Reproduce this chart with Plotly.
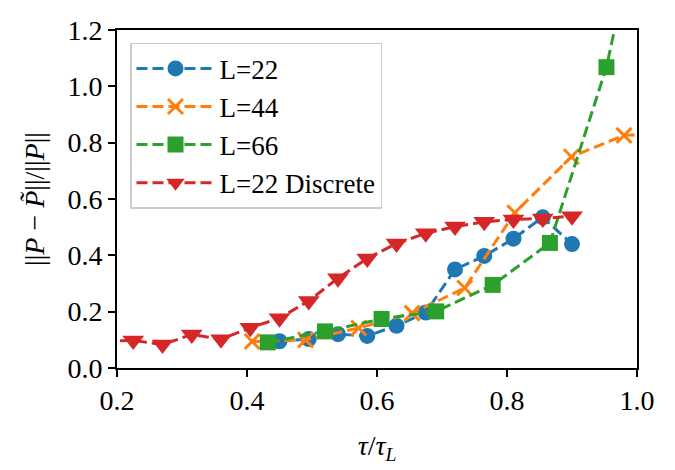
import plotly.graph_objects as go

# data
blue_x = [0.45, 0.495, 0.54, 0.585, 0.63, 0.675, 0.72, 0.765, 0.81, 0.855, 0.90]
blue_y = [0.095, 0.103, 0.120, 0.114, 0.150, 0.197, 0.350, 0.398, 0.459, 0.535, 0.440]

orange_x = [0.408, 0.490, 0.572, 0.654, 0.735, 0.812, 0.899, 0.980, 1.062]
orange_y = [0.094, 0.100, 0.142, 0.195, 0.284, 0.551, 0.750, 0.826, 0.830]

green_x = [0.432, 0.520, 0.607, 0.691, 0.778, 0.866, 0.953, 1.040]
green_y = [0.091, 0.130, 0.174, 0.201, 0.295, 0.444, 1.068, 2.0]

red_x = [0.18, 0.225, 0.27, 0.315, 0.36, 0.405, 0.45, 0.495, 0.54, 0.585,
         0.63, 0.675, 0.72, 0.765, 0.81, 0.855, 0.90]
red_y = [0.095, 0.098, 0.083, 0.119, 0.102, 0.143, 0.177, 0.238, 0.319, 0.389,
         0.442, 0.478, 0.502, 0.519, 0.527, 0.531, 0.539]

labels = ["L=22", "L=44", "L=66", "L=22 Discrete"]
colors = ["#1f77b4", "#ff7f0e", "#2ca02c", "#d62728"]

FONT = "Liberation Serif"
DASH = "11px,5px"

fig = go.Figure()
fig.add_trace(go.Scatter(x=blue_x, y=blue_y, name=labels[0], mode="lines+markers",
                         line=dict(color=colors[0], width=3, dash=DASH),
                         marker=dict(symbol="circle", size=16, color=colors[0])))
fig.add_trace(go.Scatter(x=orange_x, y=orange_y, name=labels[1], mode="lines+markers",
                         line=dict(color=colors[1], width=3, dash=DASH),
                         marker=dict(symbol="x-thin", size=15, color=colors[1],
                                     line=dict(color=colors[1], width=3))))
fig.add_trace(go.Scatter(x=green_x, y=green_y, name=labels[2], mode="lines+markers",
                         line=dict(color=colors[2], width=3, dash=DASH),
                         marker=dict(symbol="square", size=16, color=colors[2])))
fig.add_trace(go.Scatter(x=red_x, y=red_y, name=labels[3], mode="lines+markers",
                         line=dict(color=colors[3], width=3, dash=DASH),
                         marker=dict(symbol="triangle-down", size=19, color=colors[3])))

axis_common = dict(
    showline=True, linecolor="black", linewidth=1.6, mirror=True,
    ticks="outside", ticklen=7, tickwidth=1.6, tickcolor="black",
    showgrid=False, zeroline=False,
    tickfont=dict(family=FONT, size=28, color="black"),
)

fig.update_xaxes(range=[0.2, 1.0], tickvals=[0.2, 0.4, 0.6, 0.8, 1.0],
                 ticktext=["0.2", "0.4", "0.6", "0.8", "1.0"],
                 title=dict(text="<i>τ</i>/<i>τ</i><sub><i>L</i></sub>",
                            font=dict(family=FONT, size=28, color="black"), standoff=20),
                 **axis_common)
fig.update_yaxes(range=[0.0, 1.2], tickvals=[0.0, 0.2, 0.4, 0.6, 0.8, 1.0, 1.2],
                 ticktext=["0.0", "0.2", "0.4", "0.6", "0.8", "1.0", "1.2"],
                 title=dict(text="||<i>P</i> − <i>P̃</i>||/||<i>P</i>||",
                            font=dict(family=FONT, size=28, color="black"), standoff=15),
                 **axis_common)

fig.update_layout(
    width=675, height=470,
    margin=dict(l=109, r=45.5, t=22, b=109.7, autoexpand=False),
    plot_bgcolor="white", paper_bgcolor="white",
    font=dict(family=FONT, size=27, color="black"),
    legend=dict(x=0.025, y=0.962, xanchor="left", yanchor="top",
                bgcolor="rgba(255,255,255,0.8)", bordercolor="#cccccc", borderwidth=1.5,
                font=dict(family=FONT, size=27, color="black"),
                itemwidth=78, tracegroupgap=0),
    showlegend=True,
)

fig.write_html("out.html")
------------------------------------
● Aim of the exercise
Leave out the pictures. Transcribe only the lines above, from the first through the one that contains "0.459, 0.535, 0.440]".

● Response to this exercise
Reproduce this chart with Plotly.
import plotly.graph_objects as go

# data
blue_x = [0.45, 0.495, 0.54, 0.585, 0.63, 0.675, 0.72, 0.765, 0.81, 0.855, 0.90]
blue_y = [0.095, 0.103, 0.120, 0.114, 0.150, 0.197, 0.350, 0.398, 0.459, 0.535, 0.440]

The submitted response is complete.